Second, Christ performed all the duties required of a goel:
1. by his meritorious righteousness he has recovered our lost possessions and the heavenly inheritance which we forfeited by our demerit,
2. he has obtained our freedom from captivity, since we were in bondage to Satan,
3. he has taken vengeance on our enemy Satan, and
4. he has dissolved our relationship to our former husband, the law of God and the covenant of works, and joined us to himself in an everlasting and indissoluble marriage, according to the covenant of grace.
And third, with respect to the manner in which Christ performs these duties:
1. he has purchased us with a most ample price,
2. he has rescued us from the slavery of Satan by the most signal exertions of might and power, and
3. he has displayed incredible love in betrothing the church to himself.

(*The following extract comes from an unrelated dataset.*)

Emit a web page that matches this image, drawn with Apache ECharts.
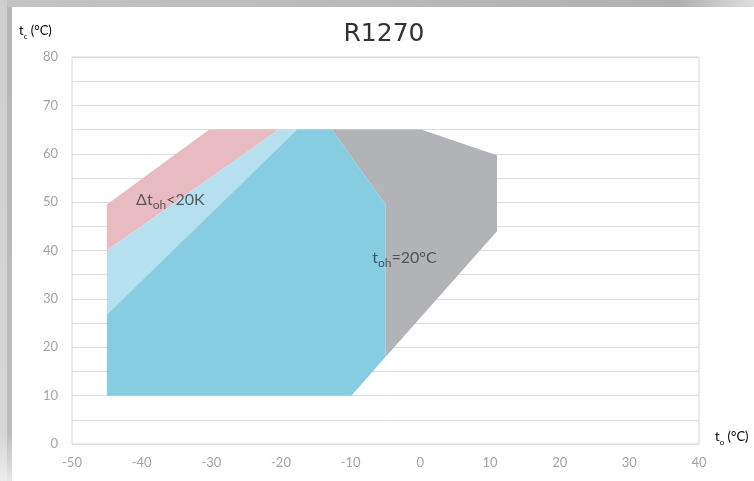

Our Lord Jesus Christ became a man to dwell among his people so that he could redeem and rescue his people.
Conclusion
In conclusion, we should note that truth matters. It matters that we get the facts concerning God’s dealings with men right.
In a marvelous act of condescension on God’s part, he sent the Second Person of the Trinity into this sin-ridden world to save us. You know, there are two kinds of beings in the world. There are human beings and there are angelic beings. Human beings sinned and fell in Adam. Angelic beings sinned and fell with Satan. Yet God, while he leaves angels to suffer the punishment due to their sin, and consigns them to eternal misery in hell, has compassion on men, and that he may show them his compassion, becomes a partaker of the same nature with them. God did not take on the nature of angels, but he did take on the nature of humanity. God took on human nature so that we might become partakers of the divine nature (2 Peter 1:4).
Oh, what gratitude that should stir up in us! How great is God’s love for his own. How we should thank and praise God for sending the Lord Jesus Christ into this world so that we might become the sons of God! We who are united to Jesus Christ by faith will spend all eternity thanking and praising God for the incarnation of the Lord Jesus Christ. Let us praise him even now! Amen.